-- begin Record extracts --

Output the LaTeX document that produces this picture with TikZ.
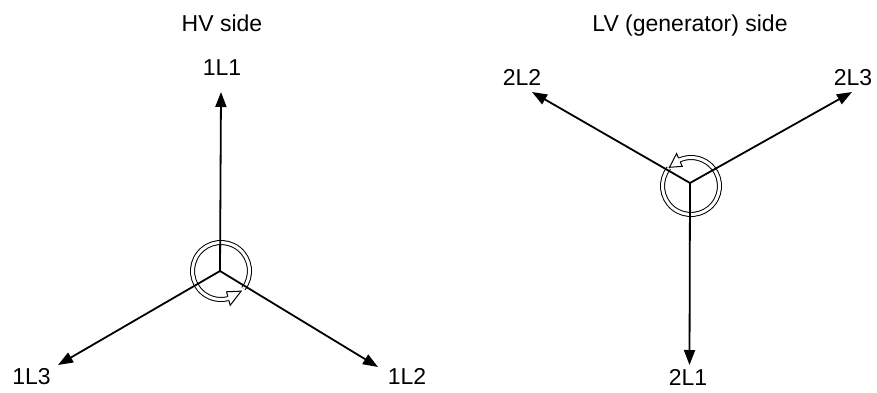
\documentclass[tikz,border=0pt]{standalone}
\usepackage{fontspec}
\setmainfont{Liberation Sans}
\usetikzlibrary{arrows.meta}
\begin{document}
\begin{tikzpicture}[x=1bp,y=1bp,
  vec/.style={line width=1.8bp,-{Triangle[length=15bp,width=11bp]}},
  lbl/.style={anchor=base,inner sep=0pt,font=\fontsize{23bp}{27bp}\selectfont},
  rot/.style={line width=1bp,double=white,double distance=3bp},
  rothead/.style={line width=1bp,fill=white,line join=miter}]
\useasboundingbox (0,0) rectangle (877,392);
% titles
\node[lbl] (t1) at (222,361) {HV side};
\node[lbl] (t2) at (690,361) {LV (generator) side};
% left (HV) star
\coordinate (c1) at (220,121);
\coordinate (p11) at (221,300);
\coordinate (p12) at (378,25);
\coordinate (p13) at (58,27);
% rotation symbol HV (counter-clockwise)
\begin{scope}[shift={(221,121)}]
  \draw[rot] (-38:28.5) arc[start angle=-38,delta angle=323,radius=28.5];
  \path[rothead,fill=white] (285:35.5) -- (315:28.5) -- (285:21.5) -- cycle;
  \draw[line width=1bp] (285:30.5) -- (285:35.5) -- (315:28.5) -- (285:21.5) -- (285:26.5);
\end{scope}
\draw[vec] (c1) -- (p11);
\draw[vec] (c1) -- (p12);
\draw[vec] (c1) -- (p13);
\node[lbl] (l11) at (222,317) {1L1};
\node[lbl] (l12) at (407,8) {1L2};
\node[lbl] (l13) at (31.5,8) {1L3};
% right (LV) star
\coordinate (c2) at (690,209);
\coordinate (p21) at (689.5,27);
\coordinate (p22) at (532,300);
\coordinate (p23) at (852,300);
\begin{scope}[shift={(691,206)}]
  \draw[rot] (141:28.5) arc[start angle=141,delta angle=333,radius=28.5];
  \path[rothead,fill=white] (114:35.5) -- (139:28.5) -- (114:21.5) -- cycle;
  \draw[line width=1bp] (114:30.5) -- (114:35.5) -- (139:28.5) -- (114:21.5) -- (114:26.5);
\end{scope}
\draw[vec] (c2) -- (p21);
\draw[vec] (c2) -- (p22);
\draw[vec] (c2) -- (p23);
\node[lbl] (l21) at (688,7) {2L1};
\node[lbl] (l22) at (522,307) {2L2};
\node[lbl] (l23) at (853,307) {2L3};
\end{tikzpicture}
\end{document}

-- end Record extracts --
-- begin Record extracts --

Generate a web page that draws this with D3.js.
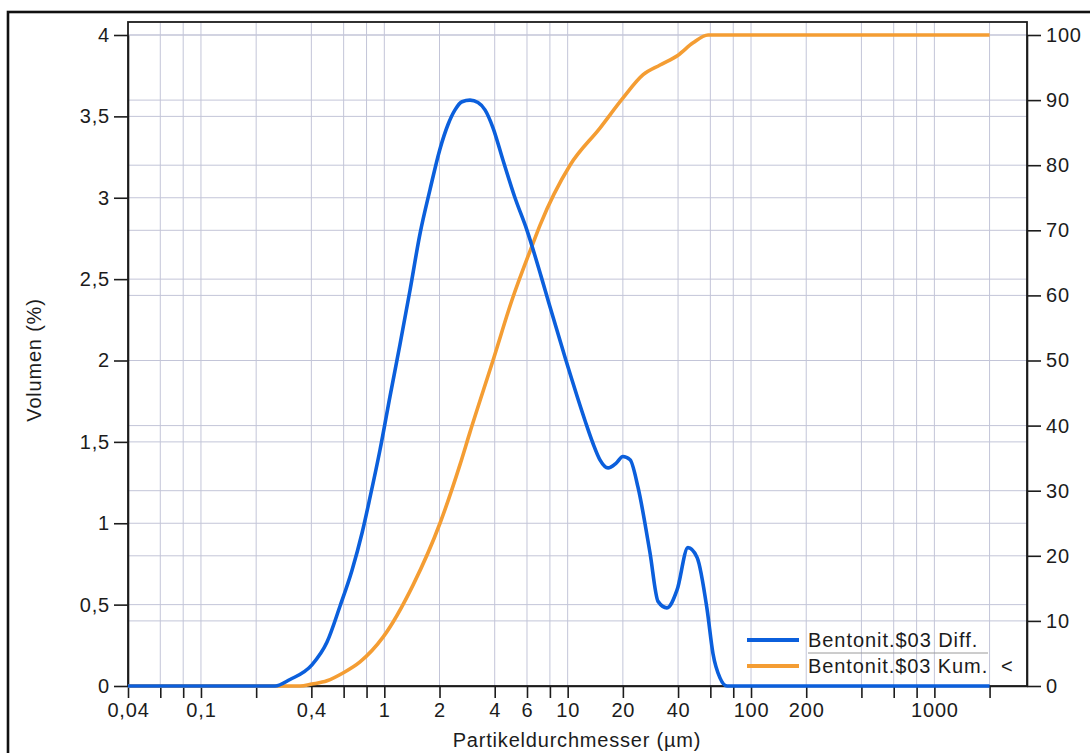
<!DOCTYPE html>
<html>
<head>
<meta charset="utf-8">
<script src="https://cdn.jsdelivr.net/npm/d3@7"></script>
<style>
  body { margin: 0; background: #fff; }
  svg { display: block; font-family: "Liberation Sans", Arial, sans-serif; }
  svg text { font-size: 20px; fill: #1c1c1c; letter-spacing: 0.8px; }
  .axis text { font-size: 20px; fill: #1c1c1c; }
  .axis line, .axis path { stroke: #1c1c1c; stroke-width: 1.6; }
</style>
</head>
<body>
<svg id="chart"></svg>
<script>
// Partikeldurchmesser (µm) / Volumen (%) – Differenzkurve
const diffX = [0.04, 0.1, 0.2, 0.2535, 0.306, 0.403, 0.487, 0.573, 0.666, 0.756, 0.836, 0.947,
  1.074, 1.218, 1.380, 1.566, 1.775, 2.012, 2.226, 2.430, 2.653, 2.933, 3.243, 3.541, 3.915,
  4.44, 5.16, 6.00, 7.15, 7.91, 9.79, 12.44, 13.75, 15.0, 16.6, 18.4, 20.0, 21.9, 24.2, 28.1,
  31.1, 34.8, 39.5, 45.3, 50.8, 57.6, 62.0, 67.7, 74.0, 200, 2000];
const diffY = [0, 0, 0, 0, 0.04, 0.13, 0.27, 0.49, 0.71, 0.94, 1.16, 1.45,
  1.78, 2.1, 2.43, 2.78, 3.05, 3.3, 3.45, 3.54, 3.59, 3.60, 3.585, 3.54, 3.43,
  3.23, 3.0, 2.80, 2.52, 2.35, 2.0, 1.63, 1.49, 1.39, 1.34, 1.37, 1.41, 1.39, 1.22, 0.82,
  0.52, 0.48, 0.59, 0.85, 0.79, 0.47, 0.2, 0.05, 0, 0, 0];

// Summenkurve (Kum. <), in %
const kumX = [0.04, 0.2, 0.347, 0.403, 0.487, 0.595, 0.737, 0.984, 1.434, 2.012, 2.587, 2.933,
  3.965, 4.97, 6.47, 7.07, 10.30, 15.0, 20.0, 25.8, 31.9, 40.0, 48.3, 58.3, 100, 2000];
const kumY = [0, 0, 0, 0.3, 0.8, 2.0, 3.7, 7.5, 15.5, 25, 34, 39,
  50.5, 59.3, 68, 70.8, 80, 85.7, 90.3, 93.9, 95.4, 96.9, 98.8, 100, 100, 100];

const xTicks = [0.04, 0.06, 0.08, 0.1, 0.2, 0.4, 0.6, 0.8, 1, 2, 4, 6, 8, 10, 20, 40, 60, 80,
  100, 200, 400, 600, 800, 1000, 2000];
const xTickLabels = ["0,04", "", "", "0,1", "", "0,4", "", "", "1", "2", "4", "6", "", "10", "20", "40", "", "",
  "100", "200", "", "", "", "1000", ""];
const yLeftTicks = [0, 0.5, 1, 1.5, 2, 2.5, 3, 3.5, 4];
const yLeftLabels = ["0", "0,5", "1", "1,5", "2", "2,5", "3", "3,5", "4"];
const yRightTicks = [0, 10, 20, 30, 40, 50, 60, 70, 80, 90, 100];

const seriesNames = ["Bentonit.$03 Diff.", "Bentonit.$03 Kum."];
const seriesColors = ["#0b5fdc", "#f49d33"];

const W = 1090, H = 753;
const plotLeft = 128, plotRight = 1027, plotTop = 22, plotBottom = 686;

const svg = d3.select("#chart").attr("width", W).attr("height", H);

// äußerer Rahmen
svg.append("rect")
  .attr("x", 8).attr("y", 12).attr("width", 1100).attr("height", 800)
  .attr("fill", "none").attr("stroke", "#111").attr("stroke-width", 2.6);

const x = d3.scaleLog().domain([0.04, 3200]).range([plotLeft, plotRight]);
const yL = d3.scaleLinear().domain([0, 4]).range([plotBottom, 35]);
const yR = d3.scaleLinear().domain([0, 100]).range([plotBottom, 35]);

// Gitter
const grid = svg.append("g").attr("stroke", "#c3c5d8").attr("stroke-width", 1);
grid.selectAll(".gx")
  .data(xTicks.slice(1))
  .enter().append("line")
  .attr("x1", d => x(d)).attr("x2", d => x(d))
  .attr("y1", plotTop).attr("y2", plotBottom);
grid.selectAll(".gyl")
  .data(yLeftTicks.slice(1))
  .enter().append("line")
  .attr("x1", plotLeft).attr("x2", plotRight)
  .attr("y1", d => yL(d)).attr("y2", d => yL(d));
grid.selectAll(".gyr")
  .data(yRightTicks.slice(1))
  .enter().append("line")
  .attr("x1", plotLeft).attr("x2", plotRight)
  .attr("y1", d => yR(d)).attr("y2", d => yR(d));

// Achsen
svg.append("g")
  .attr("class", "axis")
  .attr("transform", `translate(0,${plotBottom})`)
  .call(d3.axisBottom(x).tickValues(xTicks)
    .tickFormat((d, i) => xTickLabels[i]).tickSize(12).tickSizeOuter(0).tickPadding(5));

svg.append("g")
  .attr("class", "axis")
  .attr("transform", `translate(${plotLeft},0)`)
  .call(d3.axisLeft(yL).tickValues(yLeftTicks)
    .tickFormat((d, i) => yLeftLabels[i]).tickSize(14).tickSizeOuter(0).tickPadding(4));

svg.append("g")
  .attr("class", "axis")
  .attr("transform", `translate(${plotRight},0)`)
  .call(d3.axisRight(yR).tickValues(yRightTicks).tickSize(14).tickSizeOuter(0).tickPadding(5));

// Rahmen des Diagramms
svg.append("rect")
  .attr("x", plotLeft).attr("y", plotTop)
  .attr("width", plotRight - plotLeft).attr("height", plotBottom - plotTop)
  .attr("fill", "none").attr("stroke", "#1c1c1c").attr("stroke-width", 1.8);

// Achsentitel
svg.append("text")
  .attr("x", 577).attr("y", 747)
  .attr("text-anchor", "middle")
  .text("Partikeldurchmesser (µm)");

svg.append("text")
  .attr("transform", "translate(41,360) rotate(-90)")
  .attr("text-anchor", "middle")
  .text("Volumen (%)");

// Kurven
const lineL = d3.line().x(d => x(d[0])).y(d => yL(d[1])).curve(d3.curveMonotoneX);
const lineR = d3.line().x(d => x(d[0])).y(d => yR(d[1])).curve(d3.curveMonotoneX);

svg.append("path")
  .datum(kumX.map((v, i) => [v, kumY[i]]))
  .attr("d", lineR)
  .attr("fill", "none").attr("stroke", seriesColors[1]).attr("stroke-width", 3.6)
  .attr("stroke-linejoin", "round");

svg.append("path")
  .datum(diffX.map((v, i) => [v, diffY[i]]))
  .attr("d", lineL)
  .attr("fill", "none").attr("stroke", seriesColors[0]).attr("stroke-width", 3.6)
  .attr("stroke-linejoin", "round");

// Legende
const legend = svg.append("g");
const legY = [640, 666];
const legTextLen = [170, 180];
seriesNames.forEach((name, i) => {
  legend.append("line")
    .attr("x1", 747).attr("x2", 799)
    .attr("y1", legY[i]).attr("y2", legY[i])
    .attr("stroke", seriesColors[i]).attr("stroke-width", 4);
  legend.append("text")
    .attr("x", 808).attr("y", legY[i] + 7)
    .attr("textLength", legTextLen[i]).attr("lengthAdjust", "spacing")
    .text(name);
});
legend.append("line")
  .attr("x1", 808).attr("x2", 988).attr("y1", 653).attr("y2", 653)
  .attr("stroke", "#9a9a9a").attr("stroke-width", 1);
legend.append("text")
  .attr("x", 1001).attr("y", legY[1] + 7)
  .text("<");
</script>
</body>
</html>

-- end Record extracts --

• [Written task]
Say how many lines contain "with", and give nothing but that number.

• [Expected output]
2